CASQUE D'OR, film de Jacques Becker
Moments de grâce
On pense à Auguste Renoir, pour les guinguettes et le Déjeuner des canotiers (1881), et puis bien sûr à son fils Jean : Simone Signoret qui valse équivaut à Sylvia Bataille qui se balance dans Partie de campagne (1936). Toutes deux provoquent le désir de celui qui n'a d'yeux que pour elles, suivies par d'impeccables panoramiques. Et ce sont les mêmes berges de la Marne au soleil qui accueillent les ébats, la nature entière invitant à l'union des corps cependant qu'un invisible orchestre joue une mélodie grandiose et triste pour nous prévenir que le bonheur ne durera pas. On pense aussi à Max Ophüls (La Ronde, 1950 ou Le Plaisir, 1952) pour cette même célébration de l'élan amoureux et des petites félicités qu'il entraîne dans son sillage (regarder dormir l'être aimé).
Les métaphores, comme chez ces deux fameux cinéastes, sont utilisées avec élégance. On ne voit pas Marie se prostituer pour l'oisif Roland mais, dans la barque qui les promène sur la Marne, c'est elle qui rame... On entend bien la fermière qui héberge les deux amants affirmer que « ce n'est plus de son âge », mais elle mange goulûment les miettes de pain en les regardant sortir de leur chambre au matin... Marie attire Manda dans une église où se déroule une cérémonie de mariage, mais elle n'a pour se couvrir la tête qu'un châle sombre, qui la transforme déjà en veuve... L'éparpillement brouillon de ses longs cheveux sur l'oreiller, enfin, le temps d'un gros plan dont le léger flou est chargé de décrire l'émotion dans les yeux de Manda en train de la contempler, s'oppose à la coiffure sophistiquée qu'elle porte par ailleurs et qui donne son titre au film, pour nous montrer combien les quelques nuits à la campagne constituent un instant volé à un monde ultra-codifié (les corsets, la technique de la valse, les classes sociales...).

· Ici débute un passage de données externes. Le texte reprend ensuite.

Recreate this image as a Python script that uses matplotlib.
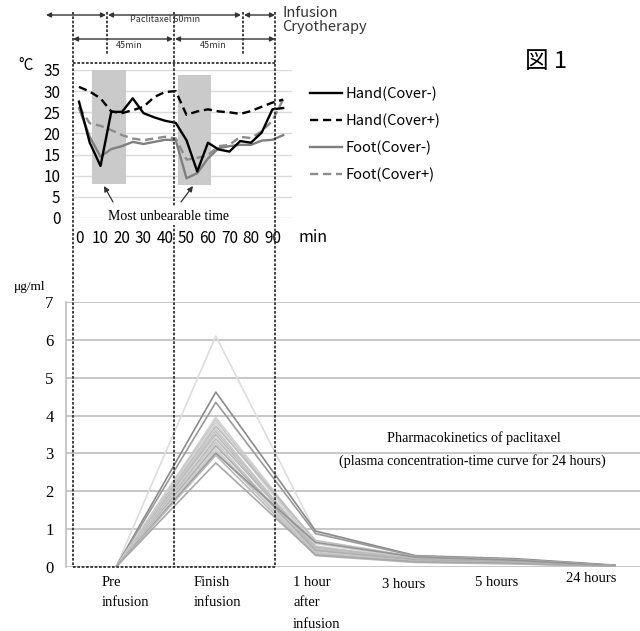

Pour clore ce drame, Jacques Becker a choisi la voie narrative que James Cameron empruntera cinquante ans plus tard dans son Titanic, autre chronique d'un amour aussi bref qu'intense : l'héroïne a vu de ses yeux mourir son homme idéal, mais elle préfère conserver de lui l'image de la valse qu'ils dansaient jadis, insouciants et ravis.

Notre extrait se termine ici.